The beginnings of Sgt. Fury and His Howling Commandos may be apocryphal, but it makes for a good story. Apparently, Stan Lee bet his publisher at the time (1963), Martin Goodman, that the Stan Lee/Jack Kirby formula could sell anything, even a war comic with a wordy, awful title. Lee came up with a fictional Army special forces unit of sorts, the First Attack Squad, also known as the Howling Commandos, which fought primarily in European missions during WWII. The group is led by cigar-chomping Nick Fury (Yes, the same Nick Fury in the S.H.I.E.L.D. comics and Marvel movies... more on that in a minute.) 

Calling Fury a “take no prisoners” type of guy is an understatement of monumental proportions. He spits out orders, leads missions and takes action like a guy who’s got a permanent caffeine iv in his arm. (Make that both arms.) The rest of the commandos are largely stereotypes with recurring jokes played by and against them, such as “Dum Dum” Dugan, a mountain of a guy with flaming red hair underneath a bowler hat who would rather fight the Nazis than face his wife and mother-in-law back home; “Izzy” Cohen, a Jewish American from Brooklyn who’s also a master mechanic; Dino Manelli, an Italian American who gave up an acting career to serve his country; “Rebel” Ralston, a slow-talking but fast-moving Southerner; Gabe Jones, an African American bugler; and Percival “Percy” Pinkerton, a Brit who’s as dangerous with his umbrella as the other Howlers are with their rifles. 

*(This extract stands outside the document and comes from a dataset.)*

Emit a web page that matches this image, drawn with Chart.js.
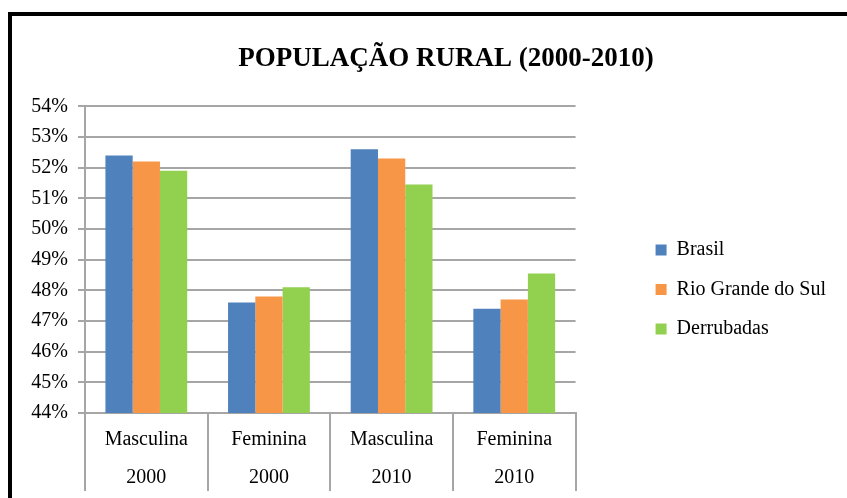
<!DOCTYPE html>
<html lang="pt-br">
<head>
    <meta charset="UTF-8">
    <title>População Rural (2000-2010)</title>
    <script src="https://cdn.jsdelivr.net/npm/chart.js"></script>
    <style>
        body {
            margin: 0;
            background: #fff;
            overflow: hidden;
        }
        .frame {
            position: absolute;
            left: 8px;
            top: 12px;
            border-top: 4px solid #000;
            border-left: 4px solid #000;
        }
        .chart-box {
            position: relative;
            width: 868px;
            height: 482px;
        }
    </style>
</head>
<body>
    <div class="frame">
        <div class="chart-box">
            <canvas id="ruralChart"></canvas>
        </div>
    </div>

    <script>
        // dados (%)
        const sexos = ['Masculina', 'Feminina', 'Masculina', 'Feminina'];
        const anos = ['2000', '2000', '2010', '2010'];
        const brasil = [52.4, 47.6, 52.6, 47.4];
        const rioGrandeDoSul = [52.2, 47.8, 52.3, 47.7];
        const derrubadas = [51.9, 48.1, 51.45, 48.55];
        const yTicks = [44, 45, 46, 47, 48, 49, 50, 51, 52, 53, 54];

        const fonte = 'Liberation Serif, Times New Roman, serif';
        const cinza = '#a6a6a6';

        const labels = sexos.map((s, i) => [s, anos[i]]);

        // eixo invisível usado só como espaçamento
        function espacador(largura, peso) {
            return {
                position: 'right',
                weight: peso,
                grid: { display: false },
                border: { display: false },
                ticks: { display: false },
                afterFit: (axis) => { axis.width = largura; }
            };
        }

        const ctx = document.getElementById('ruralChart').getContext('2d');
        const ruralChart = new Chart(ctx, {
            type: 'bar',
            data: {
                labels: labels,
                datasets: [
                    { label: 'Brasil', data: brasil, backgroundColor: '#4f81bd' },
                    { label: 'Rio Grande do Sul', data: rioGrandeDoSul, backgroundColor: '#f79646' },
                    { label: 'Derrubadas', data: derrubadas, backgroundColor: '#92d050' }
                ]
            },
            options: {
                responsive: true,
                maintainAspectRatio: false,
                animation: false,
                layout: { padding: { left: 0, right: 0, top: 0, bottom: 1 } },
                datasets: {
                    bar: { categoryPercentage: 0.667, barPercentage: 1.0, borderWidth: 0 }
                },
                plugins: {
                    tooltip: { enabled: false },
                    title: {
                        display: true,
                        text: 'POPULAÇÃO RURAL (2000-2010)',
                        color: '#000',
                        font: { family: fonte, size: 27, weight: 'bold' },
                        padding: { top: 27, bottom: 31 }
                    },
                    legend: {
                        position: 'right',
                        align: 'center',
                        maxWidth: 230,
                        // título vazio só para descer os itens
                        title: { display: true, text: '', font: { size: 12 }, padding: { top: 0, bottom: 51.6 } },
                        labels: {
                            boxWidth: 11,
                            boxHeight: 11,
                            padding: 19.5,
                            color: '#000',
                            font: { family: fonte, size: 20 }
                        }
                    }
                },
                scales: {
                    x: {
                        afterFit: (axis) => { axis.height = 84; },
                        grid: {
                            drawOnChartArea: false,
                            drawTicks: true,
                            tickLength: 78,
                            color: cinza,
                            lineWidth: 2
                        },
                        border: { color: cinza, width: 2 },
                        ticks: {
                            color: '#000',
                            padding: -70,
                            maxRotation: 0,
                            autoSkip: false,
                            font: { family: fonte, size: 20, lineHeight: 1.9 }
                        }
                    },
                    y: {
                        min: yTicks[0],
                        max: yTicks[yTicks.length - 1],
                        afterFit: (axis) => { axis.width = 73; },
                        afterBuildTicks: (axis) => { axis.ticks = yTicks.map(v => ({ value: v })); },
                        grid: { color: cinza, lineWidth: 2, tickLength: 7 },
                        border: { color: cinza, width: 2 },
                        ticks: {
                            color: '#000',
                            padding: 10,
                            font: { family: fonte, size: 20 },
                            callback: (v) => v + '%'
                        }
                    },
                    espaco: espacador(60.5, 0),
                    margem: espacador(44, 2000)
                }
            }
        });
    </script>
</body>
</html>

Most of the stories in this collection (reprinting Sgt. Fury #1-13) are sort of “Mission of the Month” stories with the Howling Commandos foiling Nazi plans or rescuing captured Allies. Say what you will about Stan Lee, but he knows how to tell a story and several of these tales hold up quite well, for the most part, although you can probably predict much of what will happen in each one. 

Jack Kirby’s art is always worth your time, but Dick Ayers took over (with a few exceptions) from issue #9 for much of the title’s 167-issue run, giving it his own expert touch. The tone of the stories balances the ugliness of war with frequent humor, usually at the expense of the stereotyped Howling Commandos. But this is far from a Hogan’s Heroes type of book. There’s a lot of fighting, battles, and even killing (although most of this happens off-panel). 

If you enjoy this title, you’re sure to like the Nick Fury, Agent of S.H.I.E.L.D. stories, featuring the same Nick Fury, only this time in the world of super-espionage. There’s also the Nick Fury of the Marvel movies, but now we’re getting into some slightly confusing territory that I’m going to (conveniently) leave alone for now... 

I enjoyed Sgt. Fury more than I thought I would and certainly plan to read more. I’m eager to see where Lee and Ayers take things from the end of this volume, which features a pretty nifty Captain America and Bucky story. I’ll also be interested to see if I enjoy DC’s Sgt. Rock (which debuted in 1959) as much, which I plan to read soon.